Тем не менее, я не выразил желания поступить в монахи.

Отец Эвменидов очень твёрдо отказался жить в подворье. По его расчётам, иеродиакон, назначенный архиереем, заработает ему достаточно, чтоб как-нибудь прожить и прокормиться на вольной квартире.

– Ведь я теперь студент, – весело говорил он, – а ты, выходит, – прибавлял он, обращаясь к жене, – студенческая жена, следовательно мы и жить должны по-студенчески. А студенты, я слышал, небогато живут. Мне один рассказывал, что у него все четыре года, что провёл он в университете, была комната на чердаке, два аршина длины; а стояли в ней кровать да стул один, и более ничего; ну, а у нас, – у нас-то всего побольше будет.

Вообще и исход экзаменов, и приём у архиерея оживили отца Эвменидова.

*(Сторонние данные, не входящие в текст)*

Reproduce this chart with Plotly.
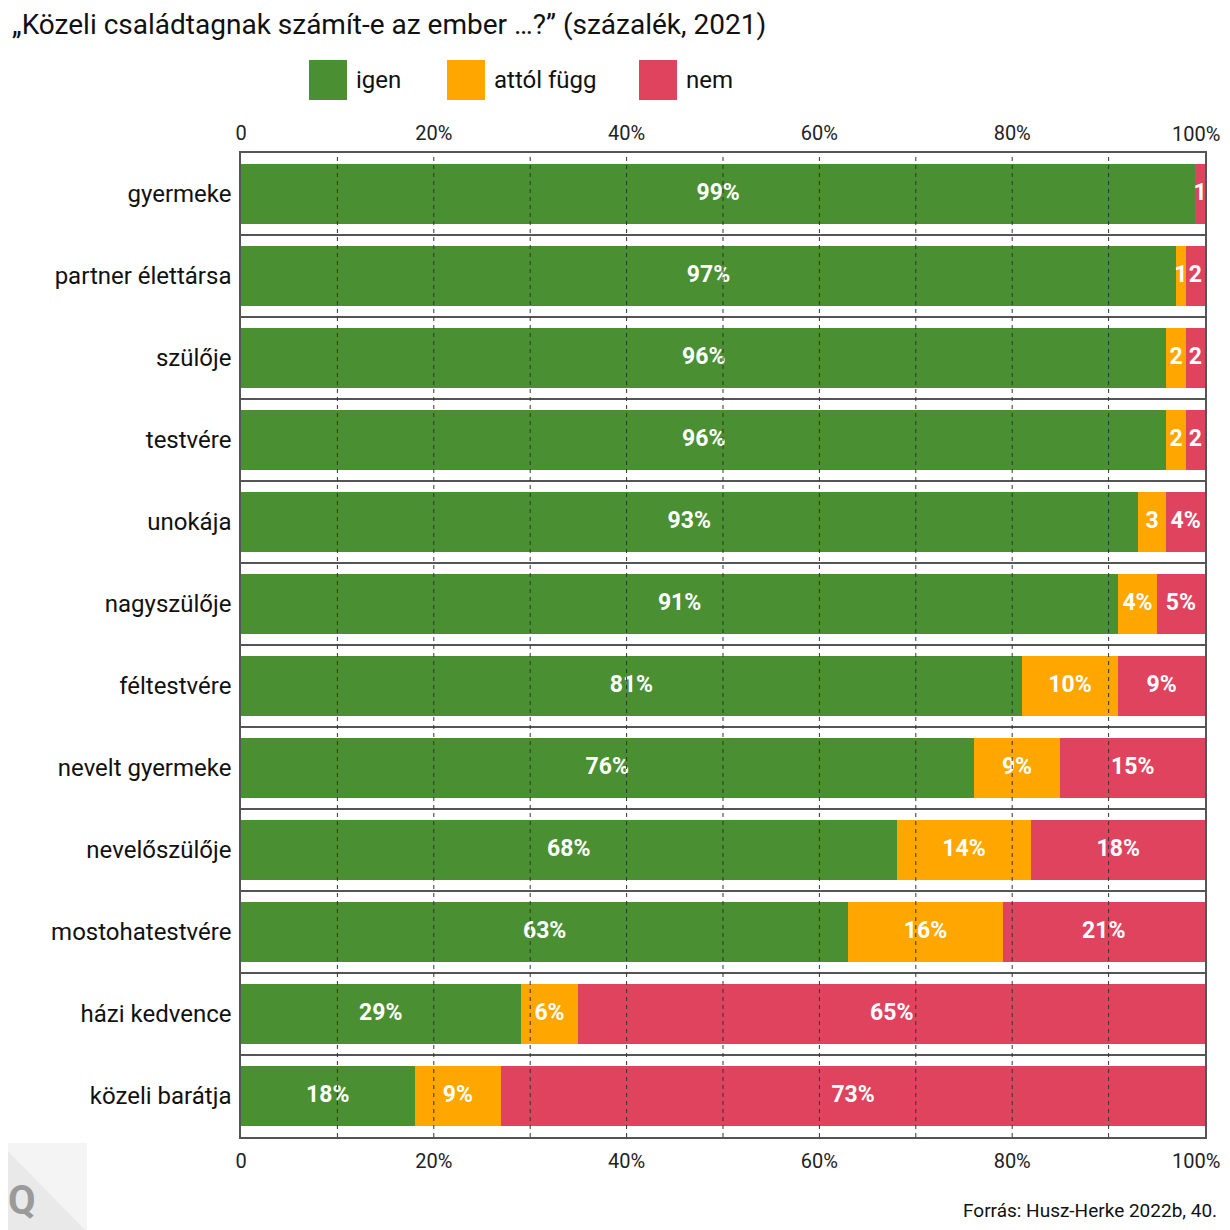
import plotly.graph_objects as go

categories = ["gyermeke", "partner élettársa", "szülője", "testvére", "unokája",
              "nagyszülője", "féltestvére", "nevelt gyermeke", "nevelőszülője",
              "mostohatestvére", "házi kedvence", "közeli barátja"]
igen = [99, 97, 96, 96, 93, 91, 81, 76, 68, 63, 29, 18]
attol_fugg = [0, 1, 2, 2, 3, 4, 10, 9, 14, 16, 6, 9]
nem = [1, 2, 2, 2, 4, 5, 9, 15, 18, 21, 65, 73]

series_names = ["igen", "attól függ", "nem"]
series_values = [igen, attol_fugg, nem]
colors = ["#4a8f32", "#ffa600", "#e0435e"]

tick_vals = [0, 10, 20, 30, 40, 50, 60, 70, 80, 90, 100]
tick_text = ["0", "", "20%", "", "40%", "", "60%", "", "80%", "", "100%"]

# page has an 8px body margin; work in screenshot pixels and convert
OFF = 8
W, H = 1230 - OFF, 1230 - OFF
L, R, T, B = 241 - OFF, 1205 - OFF, 153 - OFF, 1137 - OFF
FONT = "Roboto"

ypos = list(range(len(categories)))

fig = go.Figure()
for name, vals, col in zip(series_names, series_values, colors):
    fig.add_trace(go.Bar(
        y=ypos, x=vals, name=name, orientation="h",
        marker=dict(color=col, line=dict(width=0)),
        width=0.72, showlegend=False, hoverinfo="skip"))

# value labels at segment centres
lx, ly, lt = [], [], []
for i in range(len(categories)):
    start = 0
    for vals in series_values:
        v = vals[i]
        if v > 0:
            lx.append(start + v / 2)
            ly.append(i)
            lt.append(f"{v}%" if v >= 4 else str(v))
        start += v
fig.add_trace(go.Scatter(
    x=lx, y=ly, text=lt, mode="text",
    textfont=dict(family=FONT, size=23, color="white", weight="bold"),
    showlegend=False, hoverinfo="skip", cliponaxis=True))

# invisible trace for top axis
fig.add_trace(go.Scatter(x=[0, 100], y=[0, 0], xaxis="x2", mode="markers",
                         marker=dict(opacity=0), showlegend=False, hoverinfo="skip"))

# last tick label is placed separately (right-aligned so it stays inside the page)
axis_ticktext = tick_text[:-1] + [""]
TICKFONT = dict(family=FONT, size=20, color="#222")
axis_common = dict(range=[0, 100], tickmode="array", tickvals=tick_vals, ticktext=axis_ticktext,
                   showgrid=False, zeroline=False, ticks="", automargin=False,
                   tickfont=TICKFONT)
fig.update_layout(
    width=W, height=H,
    margin=dict(l=L, r=W - R, t=T, b=H - B, pad=0, autoexpand=False),
    paper_bgcolor="white", plot_bgcolor="white",
    barmode="stack", bargap=0.28,
    xaxis=dict(**axis_common, side="bottom", showline=True, linecolor="#555", linewidth=1.5,
               mirror=True, ticklabelstandoff=5),
    xaxis2=dict(**axis_common, side="top", overlaying="x", anchor="y",
                showline=False, ticklabelstandoff=8),
    yaxis=dict(range=[len(categories) - 0.5, -0.5], tickmode="array", tickvals=ypos,
               ticktext=categories, showgrid=False, zeroline=False, ticks="", automargin=False,
               showline=True, linecolor="#555", linewidth=1.5, mirror=True,
               tickfont=dict(family=FONT, size=24, color="#111"), ticklabelstandoff=3,
               minor=dict(tick0=0.5, dtick=1, showgrid=True, gridcolor="#555", gridwidth=1.5)),
    showlegend=False,
)

def px(x):
    return (x - OFF - L) / (R - L)

def py(y):
    return (B - (y - OFF)) / (B - T)

shapes = []
# dashed vertical gridlines drawn above bars
for v in tick_vals[1:-1]:
    shapes.append(dict(type="line", xref="x", yref="paper", x0=v, x1=v, y0=0, y1=1,
                       layer="above", line=dict(color="#333", width=1, dash="4px,4px")))

annotations = []
for yy in (134, 1161):
    annotations.append(dict(xref="x", yref="paper", x=tick_vals[-1], y=py(yy),
                            text=tick_text[-1], showarrow=False, xanchor="right",
                            yanchor="middle", xshift=17, font=TICKFONT))

# legend
legend_items = [(309, "igen"), (447, "attól függ"), (639, "nem")]
for (x0, name), col in zip(legend_items, colors):
    shapes.append(dict(type="rect", xref="paper", yref="paper",
                       x0=px(x0), x1=px(x0 + 38), y0=py(100), y1=py(60),
                       fillcolor=col, line=dict(width=0)))
    annotations.append(dict(xref="paper", yref="paper", x=px(x0 + 45), y=py(80),
                            text=name, showarrow=False, xanchor="left", yanchor="middle",
                            font=dict(family=FONT, size=24, color="#111")))

# logo
shapes.append(dict(type="rect", xref="paper", yref="paper", x0=px(0), x1=px(87),
                   y0=py(1232), y1=py(1143), fillcolor="#e9e9e9", line=dict(width=0), layer="below"))
shapes.append(dict(type="path", xref="paper", yref="paper",
                   path=f"M {px(0)},{py(1143)} L {px(87)},{py(1143)} L {px(87)},{py(1232)} Z",
                   fillcolor="#f4f4f4", line=dict(width=0), layer="below"))
annotations.append(dict(xref="paper", yref="paper", x=px(22), y=py(1200), text="<b>Q</b>",
                        showarrow=False, xanchor="center", yanchor="middle",
                        font=dict(family=FONT, size=40, color="#9a9a9a")))

# title
annotations.append(dict(xref="paper", yref="paper", x=px(10), y=py(25),
                        text="„Közeli családtagnak számít-e az ember …?” (százalék, 2021)",
                        showarrow=False, xanchor="left", yanchor="middle",
                        font=dict(family=FONT, size=28, color="#111")))
# source
annotations.append(dict(xref="paper", yref="paper", x=px(1219), y=py(1210),
                        text="Forrás: Husz-Herke 2022b, 40.",
                        showarrow=False, xanchor="right", yanchor="middle",
                        font=dict(family=FONT, size=19, color="#111")))

fig.update_layout(shapes=shapes, annotations=annotations)
fig.write_html("out.html")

Он даже как будто вдруг помолодел, и борода у него стала расти прямее.

Однажды, когда мы все были вместе, в коридоре послышались шаги, а потом стук в дверь. Оказалось, что это был Евфимий.

– Что тебе? – спросил его отец Мисаил, подойдя к двери.

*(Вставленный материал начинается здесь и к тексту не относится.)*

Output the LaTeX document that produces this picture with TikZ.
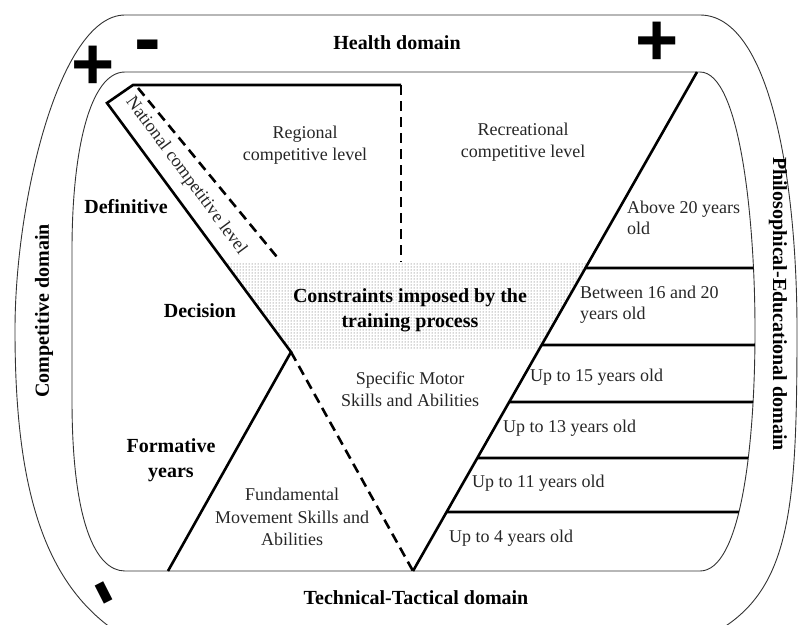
\documentclass[tikz,border=0pt]{standalone}
\usepackage{fontspec}
\setmainfont{Liberation Serif}
\newfontfamily\signfont{Liberation Sans}
\usetikzlibrary{patterns}

\begin{document}
\begin{tikzpicture}[x=1pt, y=-1pt,
    frame/.style={draw=black!80, line width=0.9pt},
    heavy/.style={line width=2.6pt},
    heavydash/.style={line width=2.6pt, dash pattern=on 10pt off 6pt},
    level/.style={font=\fontsize{18}{22.5}\selectfont, align=center, text=black!85},
    age/.style={font=\fontsize{18}{21}\selectfont, anchor=west, align=left, inner sep=2pt, text=black!85},
    phase/.style={font=\fontsize{20}{25}\selectfont\bfseries, align=center},
    domainlbl/.style={font=\fontsize{20}{24}\selectfont\bfseries},
    plussign/.style={font=\fontsize{74}{74}\selectfont\signfont\bfseries, inner sep=0pt},
    minussign/.style={font=\fontsize{80}{80}\selectfont\signfont\bfseries, inner sep=0pt}
]
\clip (0,0) rectangle (800,624);

% outer and inner frames
\draw[frame] (125,15) -- (700,15)
    .. controls (770,15) and (797,180) .. (797,330)
    .. controls (797,520) and (790,600) .. (700,640)
    -- (130,640)
    .. controls (40,590) and (15,480) .. (15,330)
    .. controls (15,200) and (60,15) .. cycle;
\draw[frame] (125,72) -- (700,72)
    .. controls (740,72) and (755,220) .. (755,330)
    .. controls (755,450) and (740,571) .. (700,571)
    -- (125,571)
    .. controls (95,571) and (72,520) .. (72,400)
    -- (72,250)
    .. controls (72,150) and (90,72) .. cycle;

% key points
\coordinate (tl) at (107,103);
\coordinate (tt) at (133,85);
\coordinate (tm) at (401,85);
\coordinate (dv) at (401,262);
\coordinate (mid) at (291,352);
\coordinate (fb) at (168,571);
\coordinate (vb) at (413,571);
\coordinate (rt) at (697,72);
\coordinate (nd1) at (138,88);
\coordinate (nd2) at (277,257);

% shaded band
\fill[pattern=dots, pattern color=black!70]
    (intersection of tl--mid and 0,262--800,262) --
    (intersection of vb--rt and 0,262--800,262) --
    (intersection of vb--rt and 0,350--800,350) --
    (intersection of tl--mid and 0,350--800,350) -- cycle;

% thick outline
\draw[heavy] (tm) -- (tt) -- (tl) -- (mid) -- (fb);
\draw[heavy] (vb) -- (rt);
\draw[heavydash] (tm) -- (dv);
\draw[heavydash] (nd1) -- (nd2);
\draw[heavydash] (mid) -- (vb);

% age bands
\begin{scope}
\clip (125,72) -- (700,72)
    .. controls (740,72) and (755,220) .. (755,330)
    .. controls (755,450) and (740,571) .. (700,571) -- (400,571) -- (400,72) -- cycle;
\foreach \yy in {268,345,402,458,512}
    \draw[heavy] (intersection of vb--rt and 0,\yy--800,\yy) -- (800,\yy);
\end{scope}

% signs
\node[plussign] (plustl) at (93,68) {+};
\node[minussign] (minust) at (148,53) {-};
\node[plussign] (plustr) at (657,44) {+};
\node[minussign, rotate=-63] (minusbl) at (97,597) {-};

% domains
\node[domainlbl] (health) at (397,43) {Health domain};
\node[domainlbl] (techtac) at (416,598) {Technical-Tactical domain};
\node[domainlbl, rotate=90] (compet) at (44,311) {Competitive domain};
\node[domainlbl, rotate=-90] (philo) at (778,304) {Philosophical-Educational domain};

% phases
\node[phase] (defin) at (126,207) {Definitive};
\node[phase] (decis) at (200,311) {Decision};
\node[phase] (format) at (171,460) {Formative\\years};
\node[phase] (constr) at (410,310) {Constraints imposed by the\\training process};

% levels
\node[level] (regional) at (305,145) {Regional\\competitive level};
\node[level] (recreat) at (523,142) {Recreational\\competitive level};
\node[level, rotate=-53.5] (national) at (186,176) {National competitive level};
\node[level] (specific) at (410,389) {Specific Motor\\Skills and Abilities};
\node[level] (fundam) at (292,517) {Fundamental\\Movement Skills and\\Abilities};

% ages
\node[age] (above20) at (625,218) {Above 20 years\\old};
\node[age] (btw1620) at (578,305) {Between 16 and 20\\years old};
\node[age] (upto15) at (528,377) {Up to 15 years old};
\node[age] (upto13) at (501,428) {Up to 13 years old};
\node[age] (upto11) at (470,483) {Up to 11 years old};
\node[age] (upto4) at (447,538) {Up to 4 years old};
\end{tikzpicture}
\end{document}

– Там монах какой-то спрашивает отца диакона.

– Монах?

– Говорит, из архиерейского дома пришёл…

– Ага, – сказал Эвменидов, – это значит иеродиакон; можно впустить его сюда, отец Мисаил?

– Отчего ж бы и не впустить? Милости просим. Попроси сюда, Евфимий, отца иеродиакона.

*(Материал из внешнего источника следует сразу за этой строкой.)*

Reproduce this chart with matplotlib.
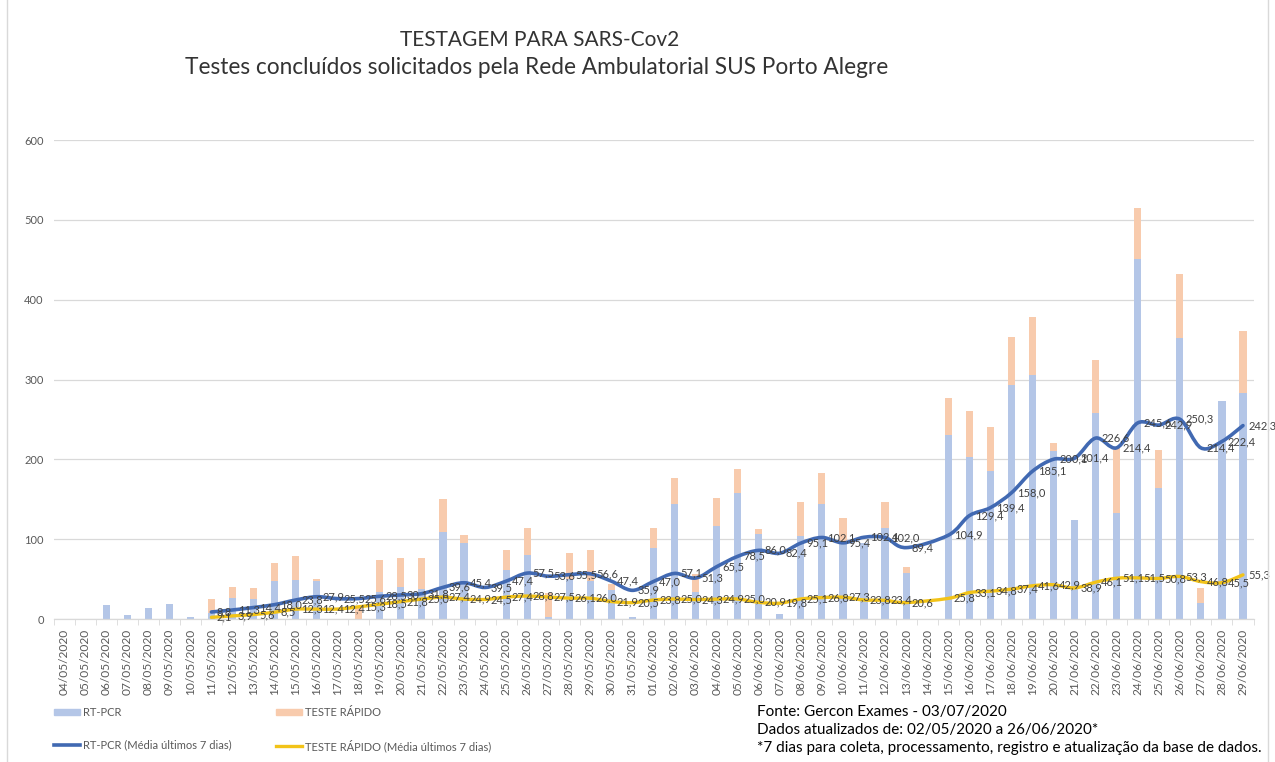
import numpy as np
import matplotlib
matplotlib.use("Agg")
import matplotlib.pyplot as plt
from matplotlib.path import Path
from matplotlib.patches import PathPatch, Patch
from matplotlib.lines import Line2D

plt.rcParams['font.family'] = ['Lato', 'DejaVu Sans']

# --- data (04/05/2020 .. 29/06/2020) ---
dates = ["04/05/2020", "05/05/2020", "06/05/2020", "07/05/2020", "08/05/2020", "09/05/2020",
         "10/05/2020", "11/05/2020", "12/05/2020", "13/05/2020", "14/05/2020", "15/05/2020",
         "16/05/2020", "17/05/2020", "18/05/2020", "19/05/2020", "20/05/2020", "21/05/2020",
         "22/05/2020", "23/05/2020", "24/05/2020", "25/05/2020", "26/05/2020", "27/05/2020",
         "28/05/2020", "29/05/2020", "30/05/2020", "31/05/2020", "01/06/2020", "02/06/2020",
         "03/06/2020", "04/06/2020", "05/06/2020", "06/06/2020", "07/06/2020", "08/06/2020",
         "09/06/2020", "10/06/2020", "11/06/2020", "12/06/2020", "13/06/2020", "14/06/2020",
         "15/06/2020", "16/06/2020", "17/06/2020", "18/06/2020", "19/06/2020", "20/06/2020",
         "21/06/2020", "22/06/2020", "23/06/2020", "24/06/2020", "25/06/2020", "26/06/2020",
         "27/06/2020", "28/06/2020", "29/06/2020"]

rt_pcr = [0, 0, 18, 5, 14, 19, 2,
          8, 26, 25, 47, 49, 48,
          0, 0, 34, 40, 37, 109, 95,
          0, 61, 80, 3, 50, 48, 36, 2,
          89, 144, 34, 117, 158, 107, 6, 104, 144, 98, 95, 114, 57,
          0,
          231, 203, 185, 293, 306, 210, 124, 258, 133, 451, 164, 352, 20, 273, 283]

teste_rapido = [0, 0, 0, 0, 0, 0, 0,
                17, 14, 14, 23, 30, 2,
                0, 15, 40, 37, 40, 41, 10,
                0, 25, 34, 30, 33, 38, 8, 0,
                25, 33, 22, 34, 30, 6, 0, 43, 39, 28, 0, 32, 8,
                0,
                46, 58, 56, 60, 72, 10, 0, 67, 81, 64, 48, 80, 19, 0, 78]

N = None
rt_pcr_media = [N, N, N, N, N, N, N,
                8.8, 11.3, 14.4, 18.0, 23.8, 27.9, 25.5, 25.6, 28.5, 30.1, 31.8,
                39.6, 45.4, 39.5, 47.4, 57.5, 53.6, 55.5, 56.6, 47.4, 35.9, 47.0,
                57.1, 51.3, 65.5, 78.5, 86.0, 82.4, 95.1, 102.1, 95.4, 102.4, 102.0, 89.4,
                N,
                104.9, 129.4, 139.4, 158.0, 185.1, 200.1, 201.4, 226.6, 214.4, 245.6,
                242.9, 250.3, 214.4, 222.4, 242.3]

rapido_media = [N, N, N, N, N, N, N,
                2.1, 3.9, 5.6, 8.5, 12.3, 12.4, 12.4, 15.3, 18.5, 21.8, 25.0,
                27.4, 24.9, 24.5, 27.4, 28.8, 27.5, 26.1, 26.0, 21.9, 20.5, 23.8,
                25.0, 24.3, 24.9, 25.0, 20.9, 19.8, 25.1, 26.8, 27.3, 23.8, 23.4, 20.6,
                N,
                25.8, 33.1, 34.8, 37.4, 41.6, 42.9, 38.9, 46.1, 51.1, 51.5, 50.8,
                53.3, 46.8, 45.5, 55.3]

BLUE_BAR = "#B4C6E7"
ORANGE_BAR = "#F8CBAD"
BLUE_LINE = "#4169B2"
YELLOW_LINE = "#F2C318"
TXT = "#404040"


def smooth_path(xs, ys):
    # Catmull-Rom style bezier through the points (like Excel's smoothed line)
    pts = np.column_stack([xs, ys])
    verts = [pts[0]]
    codes = [Path.MOVETO]
    n = len(pts)
    for i in range(n - 1):
        p0 = pts[i - 1] if i > 0 else pts[i]
        p1 = pts[i]
        p2 = pts[i + 1]
        p3 = pts[i + 2] if i + 2 < n else pts[i + 1]
        c1 = p1 + (p2 - p0) / 6.0
        c2 = p2 - (p3 - p1) / 6.0
        verts += [c1, c2, p2]
        codes += [Path.CURVE4] * 3
    return Path(verts, codes)


def draw_media(ax, values, color, lw):
    idx = [i for i, v in enumerate(values) if v is not None]
    vals = [values[i] for i in idx]
    path = smooth_path(np.array(idx, float), np.array(vals, float))
    ax.add_patch(PathPatch(path, fill=False, edgecolor=color, lw=lw,
                           capstyle='round', joinstyle='round', zorder=4))
    for i, v in zip(idx, vals):
        ax.annotate(f"{v:.1f}".replace(".", ","), (i, v), xytext=(4, 0),
                    textcoords="offset points", ha="left", va="center",
                    fontsize=8, color=TXT, zorder=6)


fig = plt.figure(figsize=(12.75, 7.62), dpi=100)
ax = fig.add_axes([53.5 / 1275, 1 - 619 / 762, 1200 / 1275, 479 / 762])

x = np.arange(len(dates))
ax.bar(x, rt_pcr, width=0.34, color=BLUE_BAR, zorder=2)
ax.bar(x, teste_rapido, width=0.34, bottom=rt_pcr, color=ORANGE_BAR, zorder=2)

draw_media(ax, rt_pcr_media, BLUE_LINE, 2.6)
draw_media(ax, rapido_media, YELLOW_LINE, 2.4)

ax.set_xlim(-0.5, len(dates) - 0.5)
ax.set_ylim(0, 600)
ax.set_yticks(range(0, 601, 100))
ax.yaxis.grid(True, color="#D9D9D9", lw=0.9, zorder=0)
ax.set_axisbelow(True)
for s in ["top", "right", "left"]:
    ax.spines[s].set_visible(False)
ax.spines["bottom"].set_color("#D9D9D9")
ax.spines["bottom"].set_linewidth(0.9)

ax.set_xticks(x)
ax.set_xticklabels(dates, rotation=90, fontsize=8.6, color="#595959")
ax.set_xticks(np.arange(-0.5, len(dates), 1), minor=True)
ax.tick_params(axis="x", which="major", length=0, pad=7)
ax.tick_params(axis="x", which="minor", length=4, color="#D9D9D9")
ax.tick_params(axis="y", length=0, pad=7, labelsize=8, labelcolor="#595959")

fig.text(540 / 1275, 1 - 40 / 762, "TESTAGEM PARA SARS-Cov2", ha="center", va="center",
         fontsize=15, color="#333333")
fig.text(537 / 1275, 1 - 68 / 762,
         "Testes concluídos solicitados pela Rede Ambulatorial SUS Porto Alegre",
         ha="center", va="center", fontsize=16.3, color="#333333")

handles = [Patch(color=BLUE_BAR), Line2D([], [], color=BLUE_LINE, lw=2.6),
           Patch(color=ORANGE_BAR), Line2D([], [], color=YELLOW_LINE, lw=2.4)]
labels = ["RT-PCR", "RT-PCR (Média últimos 7 dias)",
          "TESTE RÁPIDO", "TESTE RÁPIDO (Média últimos 7 dias)"]
fig.legend(handles, labels, ncol=2, loc="upper left",
           bbox_to_anchor=(44 / 1275, 1 - 697 / 762), frameon=False,
           fontsize=8, labelcolor="#595959", handlelength=2.3, handleheight=0.5,
           handletextpad=0.3, columnspacing=4.0, labelspacing=1.9)

fig.text(757 / 1275, 1 - 712 / 762, "Fonte: Gercon Exames - 03/07/2020",
         ha="left", va="center", fontsize=11, color="black")
fig.text(757 / 1275, 1 - 730 / 762, "Dados atualizados de: 02/05/2020 a 26/06/2020*",
         ha="left", va="center", fontsize=11, color="black")
fig.text(757 / 1275, 1 - 748 / 762,
         "*7 dias para coleta, processamento, registro e atualização da base de dados.",
         ha="left", va="center", fontsize=11, color="black")

fig.add_artist(Line2D([7 / 1275, 7 / 1275], [0, 1], color="#D9D9D9", lw=1))
fig.add_artist(Line2D([1268 / 1275, 1268 / 1275], [0, 1], color="#D9D9D9", lw=1))

fig.savefig("out.png", dpi=100)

Через минуту в комнату вошёл небольшого роста старенький монах, с редкой седенькой бородкой, с морщинистым лицом, согбенный. Он остановился на пороге, поискал глазами образ и, найдя его в углу, трижды перекрестился, а потом по-монашески поклонился сперва отцу Мисаилу, а затем и остальным.

– Владыка послал меня сюда, – сказал он тоненьким, почти детским, голоском. – Назначен владыкою служить…

– Так, так, – забасил Эвменидов, – пожалуйте, отец иеродиакон. Пожалуйте, садитесь. Вас назначают на моё место?

– Да, преосвященному владыке угодно было назначить! – смиренно сказал монах и с ещё бо?льшим смирением опустился на подставленный ему стул около стола.

На столе была кое-какая закуска: по обыкновению маслины, солёная рыба, которыми обильно отец Мисаил угощал своих друзей.

– Не угодно ли закусить? – предложил Эвменидов. – Пища монашеская, – прибавил он, – нам отец Мисаил другой не даёт, он нас в строгости держит.

Монах перекрестился и приступил к маслинам.

– Это и у нас в монастыре в ходу! – сказал он. – Благословенная пища.

– А вы из какого же монастыря? – спросил его отец Мисаил.